Probablement pour affirmer son attachement à la librairie indépendante et à l’édition traditionnelle, Roberto Ferrucci a insisté sur son souhait de ne pas faire de l’édition homothétique, qu’il perçoit comme concurrentielle du papier et redondante. Il axe donc sa réflexion sur ce que l’édition numérique a à offrir spécifiquement (ce qui est diplomatique mais qui sous-évalue un peu ce qu’elle peut proposer d’accès et d’usages nouveaux, au-delà du contenu).
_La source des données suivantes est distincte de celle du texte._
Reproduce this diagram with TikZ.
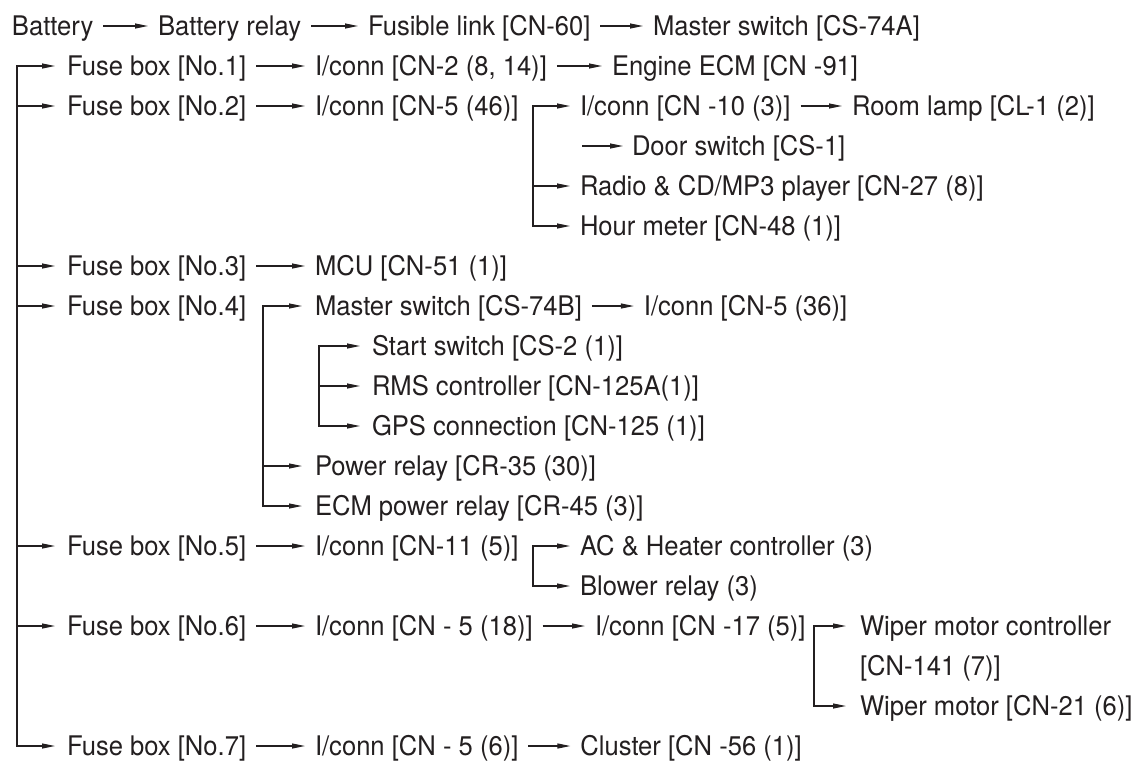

Mais comme l’a rappelé Pascal Jourdana, les « modèles économiques se côtoient » et « des ponts existent » : impressions papier d’ebooks pour la vente en librairie (Publie.net), ventes couplées papier-ebook (Bragelonne), coédition comme c’est le cas pour « Résidences » (avec le Bec en l’air) ou encore impression en collaboration avec la Tipoteca pour certains titres de « Collirio » (prochainement)…
Promouvoir : le nerf de la guerre
La discussion s’est clôturée sur la question de la promotion, primordiale selon les intervenants pour expliquer les ventes encore faibles. Tout d’abord, la critique littéraire professionnelle ignorerait la création littéraire numérique. Certes. N’est-ce pas aussi que l’édition numérique, par essence ou mimétisme, résonne mieux sur le web (blogs, webzines, etc.) ? Les éditeurs ont aussi souligné la nécessaire implication des écrivains sur les réseaux sociaux mais précisé que certains n’en ont pas le goût ou n’en sont pas usagers (effectivement, tout le monde n’a pas l’habileté d’un Martin Page, par exemple). Enfin, l’idée de venir parler en librairie des textes (certes numériques, mais avant tout littéraires) a été proposée par Roberto Ferrucci.
À suivre…
Une chose est sure, « Collirio » et « Résidences » sont portées par des éditeurs inspirés qui ont le goût de l’innovation et de la littérature et il faudra suivre le cheminement de ces collections aux identités affirmées et aux propositions stimulantes.
* La Marelle publie par ailleurs depuis un an une revue papier intitulée La Première chose que je peux vous dire.